The year 2020 was not for the faint-hearted investor as a black swan in the form of the new coronavirus (COVID-19) pandemic prompted governments to shut down borders and impose tough local quarantine protocols, wreaking havoc on the global economy and causing a stock market shakeout.
The Philippine Stock Exchange index (PSEi) ended the year at 7,139.71, down by 8.64 percent from the previous year, when the COVID-19 contagion had yet to disrupt the global economy.
The main index, however, recovered 2,516.29 points or a hefty 54.4 percent from the year’s low of 4,623.42 on March 19 during the early days of the quarantine protocols imposed by the Philippine government to curb the COVID-19 public health crisis.

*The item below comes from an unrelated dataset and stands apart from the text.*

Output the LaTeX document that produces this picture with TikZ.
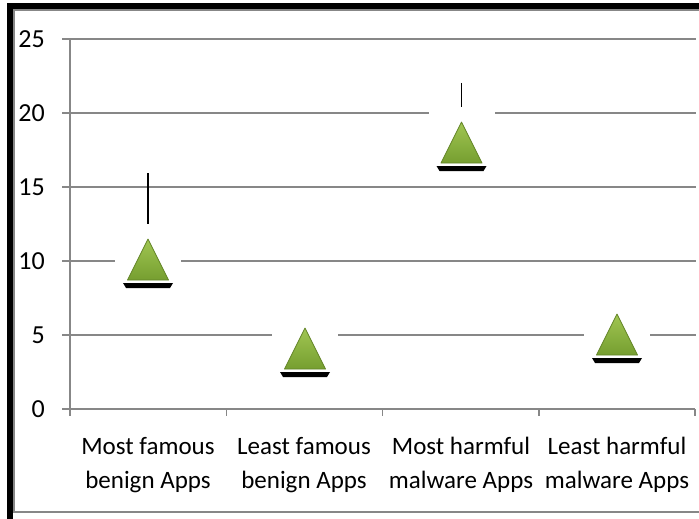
\documentclass[tikz,border=0pt]{standalone}
\usepackage{fontspec}
\setmainfont{Carlito}
\begin{document}
\begin{tikzpicture}[x=1pt,y=-1pt,
  chartline/.style={draw=gridgray,line width=1.5pt},
  markbox/.style={fill=white,draw=none,minimum width=66pt,minimum height=66pt,inner sep=0pt},
  hiline/.style={draw=black,line width=1.6pt},
  ylab/.style={anchor=east,inner sep=0pt,font=\fontsize{26}{30}\selectfont},
  catlab/.style={anchor=base,align=center,inner sep=0pt,font=\fontsize{25}{34}\selectfont}]
\definecolor{gridgray}{RGB}{135,135,135}
\definecolor{trilight}{RGB}{160,198,82}
\definecolor{tridark}{RGB}{118,158,48}
\definecolor{triedge}{RGB}{98,132,38}
\useasboundingbox (0,0) rectangle (699,519);
% frame: heavy black edge on the left and top, thin gray border inside
\fill[black] (6.5,3.5) rectangle (699,9.3);
\fill[black] (6.5,3.5) rectangle (13,519);
\draw[chartline] (699,10) -- (14,10) -- (14,512) -- (699,512);
% horizontal gridlines
\foreach \v in {5,10,15,20,25} {
  \draw[chartline] (62,409-14.8*\v) -- (696,409-14.8*\v);
}
% axes and ticks
\draw[chartline] (62,409) -- (695,409);
\draw[chartline] (70,39) -- (70,409);
\foreach \tx in {70,226.25,382.5,538.75,695} {
  \draw[chartline] (\tx,409) -- (\tx,416);
}
% y labels
\foreach \v in {0,5,10,15,20,25} {
  \node[ylab] (y\v) at (45,409-14.8*\v) {\v};
}
% category labels (base anchor sits on the second line)
\node[catlab] (c1) at (148,488) {Most famous\\benign Apps};
\node[catlab] (c2) at (304,488) {Least famous\\benign Apps};
\node[catlab] (c3) at (461,488) {Most harmful\\malware Apps};
\node[catlab] (c4) at (617,488) {Least harmful\\malware Apps};
% high-low lines
\coordinate (h1) at (148,173);
\coordinate (h3) at (461.5,83);
% markers: white backing, dark base bar, green triangle
\foreach \n/\cx/\cy in {1/148/257, 2/305/346, 3/461.5/140, 4/617/332} {
  \node[markbox] (m\n) at (\cx,\cy) {};
  \begin{scope}[shift={(m\n.center)}]
    \fill[black] (-25,26) -- (25,26) -- (22,31) -- (-22,31) -- cycle;
    \shade[top color=trilight,bottom color=tridark,draw=triedge,line width=0.8pt,line join=round]
      (0,-18) -- (20.5,23) -- (-20.5,23) -- cycle;
  \end{scope}
}
\draw[hiline] (h1) -- (m1.north);
\draw[hiline] (h3) -- (m3.north);
\end{tikzpicture}
\end{document}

With positive developments on COVID-19 vaccine development and the gradual reopening of the domestic economy since June, the local stock barometer managed to bounce off the year’s lows and trim losses for the year.
AB Capital Securities head of research Jose Vistan said: “2020 was a year that investors want to forget. COVID-19 came and changed what was supposed to be a bullish investment landscape for 2020.”
“The theme for 2021 will be that of reopening and a return to normalcy is not farfetched. Fortunately, bargain-hunters helped end the year positively as COVID-19 trial results suggested that an effective vaccine may be coming in 2021. While there will still be challenges in 2021, we are hopeful that a recovery is highly probable. Fueled by fiscal and monetary stimulus, we should see strong earnings growth, bouncing from a low 2020 base,” Vistan said.
On Tuesday (Dec. 29), the last trading day of the tumultuous year, the PSEi added a modest 17.46 points or 0.25 percent, tracking mostly firmer regional markets.
“The market closed at 7,130 on a positive note with very good volume today. It appears to me that investors were cautiously optimistic in their positioning over the past few days as news report of a next round of lockdowns due to a new strain of the coronavirus tempered risk appetite,” said Manuel Lisbona, PNB Securities president.
Those who were less risk-averse were more selective, favoring off-index bets such as MerryMart or Dito CME to add to their portfolios, he noted.
“This also likely explains the mixed performance of the PSEi names at least for today. Based on our observations of monthly index returns, January has been bullish 67 percent of the time in the last 33 years. Barring any shocks during the coming holidays, the index could renew its run to 7, 200 and beyond with developments relating to the pandemic as the catalyst,” Lisbona added.
Manraj Sekhon, chief investment officer at Franklin Templeton Emerging Markets Equity, said the challenges of 2020 have highlighted structural advantages and other beneficial secular trends in emerging markets that bode well for 2021.
“The resilience of key markets in East Asia during the crisis, paired with their ability to capitalize on secular shifts to the new economy, should drive continued strength next year. For so many different markets across this landscape to concurrently offer compelling investment potential, individually and in aggregate, presents an exceptional investment window, in our assessment.”
The Philippines has fallen into a recession for the first time since 1998 and the pace of decline this year has been the steepest in history at an average of 10 percent in the first nine months. The gross domestic product (GDP) contraction started earlier than expected in the first quarter at 0.7 percent, deepening to 16.9 percent in the second quarter but improving to 11.5 percent in the third quarter.
Consequently, consensus forecasts point to a 47 percent year-on-year decline in full year PSEi earnings per share this year. In the first nine months, only five out of 30 PSEi companies managed to avoid the earnings downturn, namely liquor-maker Emperador Inc., holding firm LT Group Inc., grocery chain operator Puregold Price Club and food and beverage manufacturer Universal Robina Corp. On the other hand, integrated resort operator Bloomberry Resorts Corp., fast-food giant Jollibee Foods Corp. and conglomerate San Miguel Corp. turned unprofitable in the first nine months.